Ingredients:
- 2 cups (260g) Gluten-free all-purpose flour blend (with xanthan gum)
- 1 tsp (5g) Baking soda
- ½ tsp (3g) Sea salt
- 1 tsp (2g) Ground cinnamon
- ½ tsp (1g) Ground nutmeg
- 2 cups (300g) Grated zucchini
- 2 large Eggs
- ½ cup (120ml) Pure maple syrup
- ½ cup (115g) Melted coconut oil
- 1 tsp (5ml) Pure vanilla extract
Instructions:
- Preheat your oven to 350°F (175°C).
- Line a 9x5 inch loaf pan with parchment paper, leaving an overhang on the sides for easy removal.

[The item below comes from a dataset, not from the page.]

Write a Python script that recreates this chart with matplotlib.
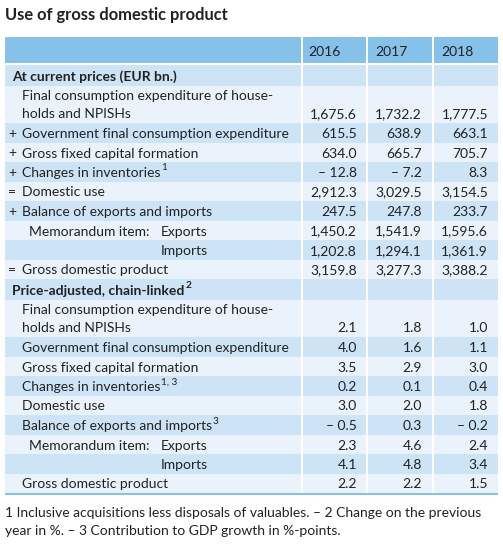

- Grate the zucchini using the medium hole of your grater. If the zucchini is exceptionally watery, press it lightly with a paper towel—do not squeeze it completely dry.
- In a large bowl, whisk together the GF flour, baking soda, salt, cinnamon, and nutmeg until no clumps remain.
- In a separate bowl, beat the eggs, maple syrup, melted oil, and vanilla until the mixture is emulsified and pale.
- Fold the grated zucchini into the wet ingredients.
- Gently stir the dry ingredients into the wet mixture using a spatula. Mix only until combined; over-mixing GF batter can lead to a gummy texture.
- Pour the batter into the prepared loaf pan and bake for 60 minutes or until a toothpick inserted into the center comes out clean.